• Source excerpt:
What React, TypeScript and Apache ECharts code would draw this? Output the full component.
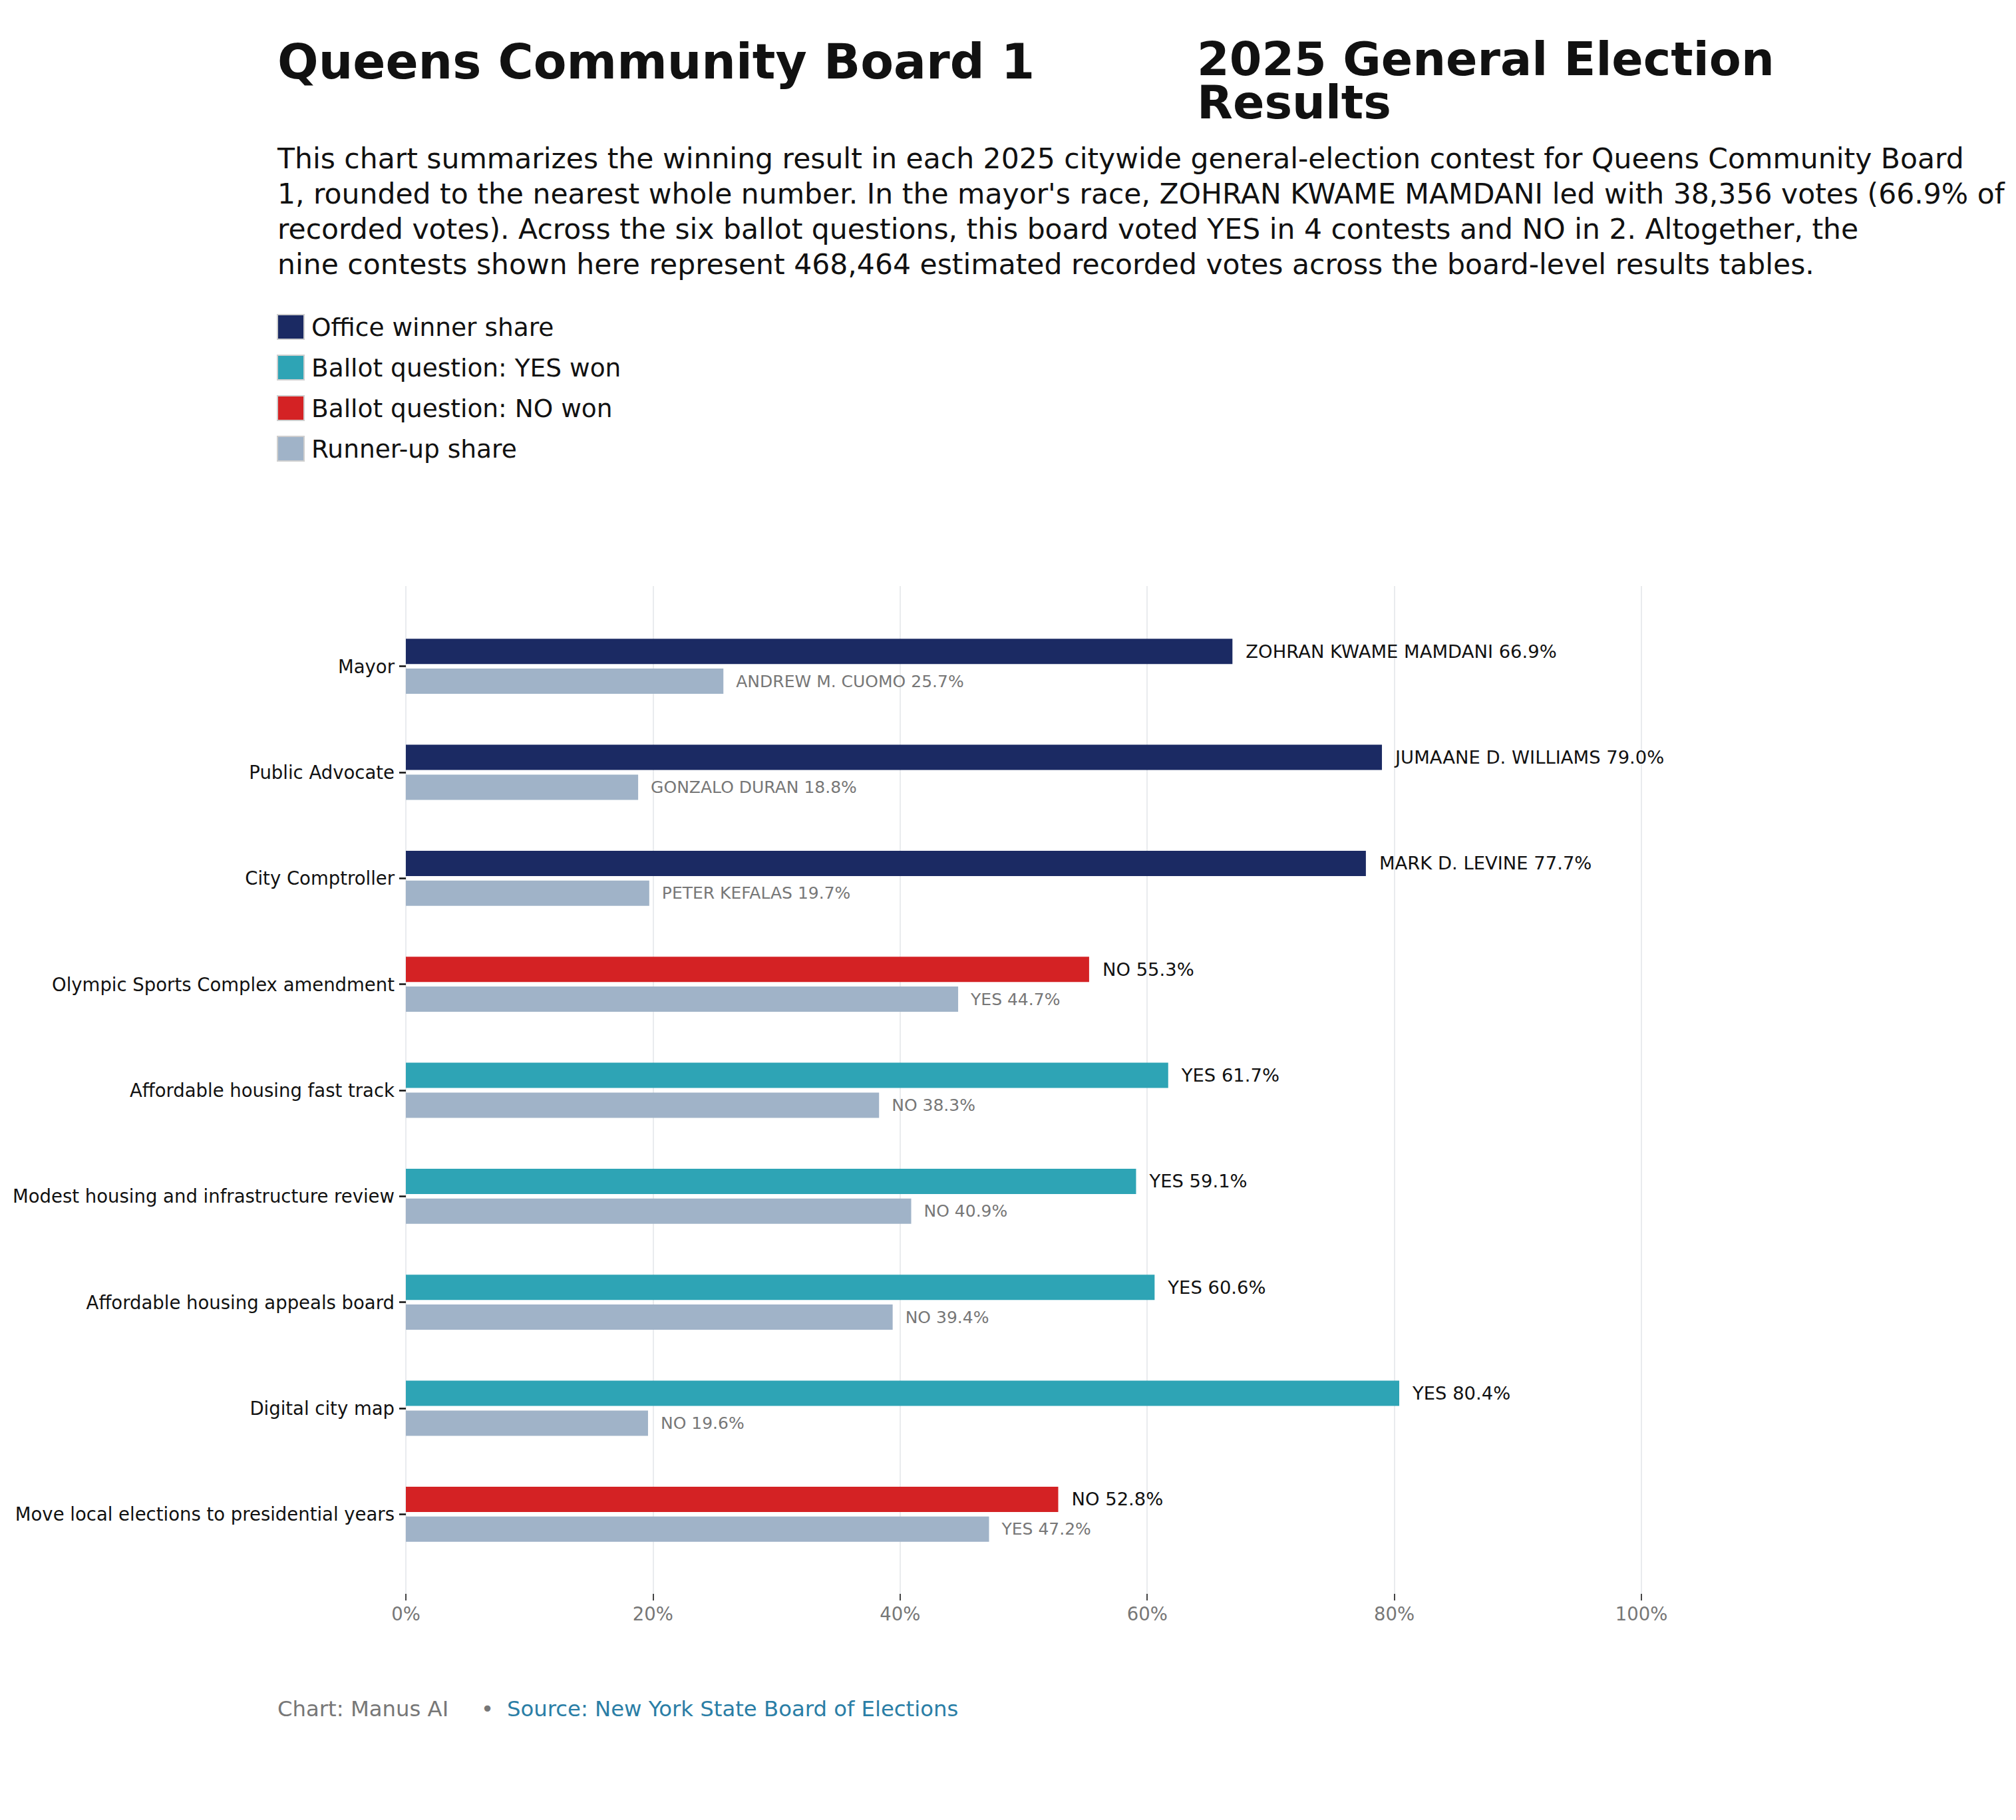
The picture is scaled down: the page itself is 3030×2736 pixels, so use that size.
import React, { useEffect, useRef } from 'react';
import * as echarts from 'echarts';

// contests, top to bottom
const categories = [
  'Mayor',
  'Public Advocate',
  'City Comptroller',
  'Olympic Sports Complex amendment',
  'Affordable housing fast track',
  'Modest housing and infrastructure review',
  'Affordable housing appeals board',
  'Digital city map',
  'Move local elections to presidential years',
];
const contestKind = ['office', 'office', 'office', 'no', 'yes', 'yes', 'yes', 'yes', 'no'];
const winnerNames = ['ZOHRAN KWAME MAMDANI', 'JUMAANE D. WILLIAMS', 'MARK D. LEVINE', 'NO', 'YES', 'YES', 'YES', 'YES', 'NO'];
const winnerShare = [66.9, 79.0, 77.7, 55.3, 61.7, 59.1, 60.6, 80.4, 52.8];
const runnerNames = ['ANDREW M. CUOMO', 'GONZALO DURAN', 'PETER KEFALAS', 'YES', 'NO', 'NO', 'NO', 'NO', 'YES'];
const runnerShare = [25.7, 18.8, 19.7, 44.7, 38.3, 40.9, 39.4, 19.6, 47.2];
const xTicks = [0, 20, 40, 60, 80, 100];

const legendNames = ['Office winner share', 'Ballot question: YES won', 'Ballot question: NO won', 'Runner-up share'];

const subtitle = [
  'This chart summarizes the winning result in each 2025 citywide general-election contest for Queens Community Board',
  "1, rounded to the nearest whole number. In the mayor's race, ZOHRAN KWAME MAMDANI led with 38,356 votes (66.9% of",
  'recorded votes). Across the six ballot questions, this board voted YES in 4 contests and NO in 2. Altogether, the',
  'nine contests shown here represent 468,464 estimated recorded votes across the board-level results tables.',
];

const NAVY = '#1b2a63';
const TEAL = '#2ea4b5';
const RED = '#d42224';
const RUNNER = '#a0b3c8';
const FONT = 'DejaVu Sans';

const App: React.FC = () => {
  const chartRef = useRef<HTMLDivElement>(null);

  useEffect(() => {
    if (!chartRef.current) return;
    const chart = echarts.init(chartRef.current, undefined, { renderer: 'svg' });

    const winnerSeries = (name: string, kind: string, color: string) => ({
      name,
      type: 'bar',
      stack: 'win',
      xAxisIndex: 0,
      yAxisIndex: 0,
      barWidth: 38,
      itemStyle: { color },
      data: winnerShare.map((v, i) => (contestKind[i] === kind ? v : '-')),
      label: {
        show: true,
        position: 'right',
        distance: 20,
        fontFamily: FONT,
        fontSize: 27.4,
        color: '#111',
        formatter: (p: any) => `${winnerNames[p.dataIndex]} ${winnerShare[p.dataIndex].toFixed(1)}%`,
      },
    });

    const option = {
      animation: false,
      textStyle: { fontFamily: FONT },
      legend: {
        data: legendNames,
        orient: 'vertical',
        left: 416,
        top: 472,
        padding: 0,
        itemWidth: 40,
        itemHeight: 37,
        itemGap: 22,
        icon: 'rect',
        itemStyle: { borderColor: '#cfcfcf', borderWidth: 2 },
        textStyle: { fontFamily: FONT, fontSize: 37.5, lineHeight: 37, color: '#111', padding: [0, 0, 0, 6] },
      },
      grid: [
        { left: 610, right: 563, top: 922, bottom: 380 },
        { left: 610, right: 563, top: 881, bottom: 340 },
      ],
      xAxis: [
        { gridIndex: 0, type: 'value', min: 0, max: 100, show: false },
        {
          gridIndex: 1,
          type: 'value',
          min: 0,
          max: 100,
          interval: 20,
          axisLine: { show: false },
          axisTick: { show: true, length: 10, lineStyle: { color: '#444', width: 2 } },
          axisLabel: {
            fontFamily: FONT,
            fontSize: 27.5,
            color: '#777',
            margin: 16,
            formatter: (v: number) => (xTicks.includes(v) ? `${v}%` : ''),
          },
          splitLine: { show: true, lineStyle: { color: '#e9ebee', width: 2 } },
        },
      ],
      yAxis: [
        {
          gridIndex: 0,
          type: 'category',
          inverse: true,
          data: categories,
          axisLine: { show: false },
          axisTick: { show: true, alignWithLabel: true, length: 10, lineStyle: { color: '#111', width: 2.5 } },
          axisLabel: { fontFamily: FONT, fontSize: 27.5, color: '#111', margin: 17 },
        },
        { gridIndex: 1, type: 'value', show: false },
      ],
      series: [
        winnerSeries(legendNames[0], 'office', NAVY),
        winnerSeries(legendNames[1], 'yes', TEAL),
        winnerSeries(legendNames[2], 'no', RED),
        {
          name: legendNames[3],
          type: 'bar',
          xAxisIndex: 0,
          yAxisIndex: 0,
          barWidth: 38,
          barGap: '18%',
          itemStyle: { color: RUNNER },
          data: runnerShare,
          label: {
            show: true,
            position: 'right',
            distance: 19,
            fontFamily: FONT,
            fontSize: 25,
            color: '#777',
            formatter: (p: any) => `${runnerNames[p.dataIndex]} ${runnerShare[p.dataIndex].toFixed(1)}%`,
          },
        },
      ],
      graphic: [
        {
          type: 'text',
          left: 417,
          top: 56,
          style: {
            text: 'Queens Community Board 1',
            fontFamily: FONT,
            fontWeight: 'bold',
            fontSize: 72.5,
            lineHeight: 65,
            fill: '#111',
          },
        },
        {
          type: 'text',
          left: 1799,
          top: 54,
          style: {
            text: '2025 General Election\nResults',
            fontFamily: FONT,
            fontWeight: 'bold',
            fontSize: 70,
            lineHeight: 65,
            fill: '#111',
          },
        },
        {
          type: 'text',
          left: 417,
          top: 212,
          style: {
            text: subtitle.join('\n'),
            fontFamily: FONT,
            fontSize: 42.5,
            lineHeight: 53,
            fill: '#111',
          },
        },
        {
          type: 'text',
          left: 417,
          top: 2553,
          style: { text: 'Chart: Manus AI', fontFamily: FONT, fontSize: 32.3, lineHeight: 32, fill: '#777' },
        },
        {
          type: 'text',
          left: 723,
          top: 2553,
          style: { text: '•', fontFamily: FONT, fontSize: 32.3, lineHeight: 32, fill: '#777' },
        },
        {
          type: 'text',
          left: 762,
          top: 2553,
          style: {
            text: 'Source: New York State Board of Elections',
            fontFamily: FONT,
            fontSize: 32.3,
            lineHeight: 32,
            fill: '#2a7ea6',
          },
        },
      ],
    };

    chart.setOption(option as any);
    return () => {
      chart.dispose();
    };
  }, []);

  return (
    <div
      ref={chartRef}
      style={{ position: 'absolute', left: 0, top: 0, width: 3030, height: 2736, background: '#fff' }}
    />
  );
};

export default App;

• Task objective:
Above is a listing; print exactly its lines from the one with "The picture is" through the one with "const legendNames = ['Office", and no other lines.

• Output for this task:
The picture is scaled down: the page itself is 3030×2736 pixels, so use that size.
import React, { useEffect, useRef } from 'react';
import * as echarts from 'echarts';

// contests, top to bottom
const categories = [
  'Mayor',
  'Public Advocate',
  'City Comptroller',
  'Olympic Sports Complex amendment',
  'Affordable housing fast track',
  'Modest housing and infrastructure review',
  'Affordable housing appeals board',
  'Digital city map',
  'Move local elections to presidential years',
];
const contestKind = ['office', 'office', 'office', 'no', 'yes', 'yes', 'yes', 'yes', 'no'];
const winnerNames = ['ZOHRAN KWAME MAMDANI', 'JUMAANE D. WILLIAMS', 'MARK D. LEVINE', 'NO', 'YES', 'YES', 'YES', 'YES', 'NO'];
const winnerShare = [66.9, 79.0, 77.7, 55.3, 61.7, 59.1, 60.6, 80.4, 52.8];
const runnerNames = ['ANDREW M. CUOMO', 'GONZALO DURAN', 'PETER KEFALAS', 'YES', 'NO', 'NO', 'NO', 'NO', 'YES'];
const runnerShare = [25.7, 18.8, 19.7, 44.7, 38.3, 40.9, 39.4, 19.6, 47.2];
const xTicks = [0, 20, 40, 60, 80, 100];

const legendNames = ['Office winner share', 'Ballot question: YES won', 'Ballot question: NO won', 'Runner-up share'];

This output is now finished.